Reliable monolayer-template patterning of SnO2 thin films from aqueous solution and their hydrogen-sensing properties

We demonstrate a novel lithographic technique utilizing a solvent to fabricate a chemically based semicondutor microdevice from an aqueous solution. According to this technique, SnO2 thin film could be integrated onto predefined sites on a SiO2/Si wafer. A patterned octadecyltrimethoxysilane self-assembled monolayer (ODS-SAM) was prepared by vacuum ultraviolet (VUV) irradiation through a photomask to use as a template for the fabrication of a micropatterned SnO2 thin film on the SiO2/Si surface.

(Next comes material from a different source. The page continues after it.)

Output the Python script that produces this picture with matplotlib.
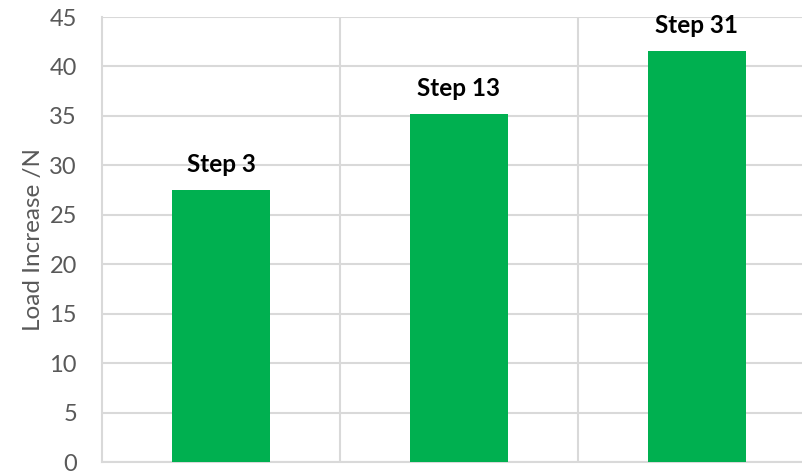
import matplotlib.pyplot as plt

# 数据
steps = ["Step 3", "Step 13", "Step 31"]
load_increase = [27.5, 35.2, 41.6]
y_ticks = [0, 5, 10, 15, 20, 25, 30, 35, 40, 45]

plt.rcParams['font.family'] = ['Lato', 'DejaVu Sans']

fig = plt.figure(figsize=(8.02, 4.71), dpi=100)
ax = fig.add_axes([0.1272, 0.0191, 0.890, 0.9448])

x = range(len(steps))
bars = ax.bar(x, load_increase, width=0.41, color="#00B050", zorder=3)

# 柱子上方标注步数
for a, b, s in zip(x, load_increase, steps):
    ax.annotate(s, (a, b), xytext=(0, 10), textcoords="offset points",
                ha="center", va="bottom", fontsize=17.5, fontweight="bold", color="black")

ax.set_xlim(-0.5, len(steps) - 0.5)
ax.set_ylim(0, 45)
ax.set_yticks(y_ticks)
ax.set_xticks([0.5, 1.5], minor=False)
ax.set_xticklabels([])
ax.tick_params(axis="both", length=0, labelsize=17, labelcolor="#595959", pad=18)
ax.grid(True, color="#D9D9D9", linewidth=1.5, zorder=0)
for side in ["top", "right"]:
    ax.spines[side].set_visible(False)
for side in ["left", "bottom"]:
    ax.spines[side].set_color("#D9D9D9")
    ax.spines[side].set_linewidth(1.5)

ax.set_ylabel("Load Increase /N", fontsize=17.5, color="#595959", labelpad=4)

plt.savefig("out.png", dpi=100)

A Sn-based thin film was then deposited onto the entire surface of the ODS template from the aqueous solution containing 0.03 mol L-1 of SnCl2.2H(2)O at 60degreesC for 16h in an ambient atmosphere. The thin film deposited on the methyl terminated area of the template then peeled using an ultrasonic rinse in anhydrous toluene for 30 min, while the film deposited on the silanol area remained intact and undamaged. Rinsing in hydrophilic solvents did not facilitate peeling of the thin film from the methyl-terminated area. We succeeded by this process in obtaining a high-resolution, micropatterned Sn-based thin film on an ODS-SAM template on Si. The as-deposited film was composed of fine Sn-based particles. The sensitivity of this SnO2 thin film to H-2 gas increases linearly with improving crystallinity. The effectiveness of anhydrous toluene as a rinse in solution lithography is discussed from the viewpoint of the high hydrophobic affinity between the rinse solvent and the terminal groups in the monolayer template.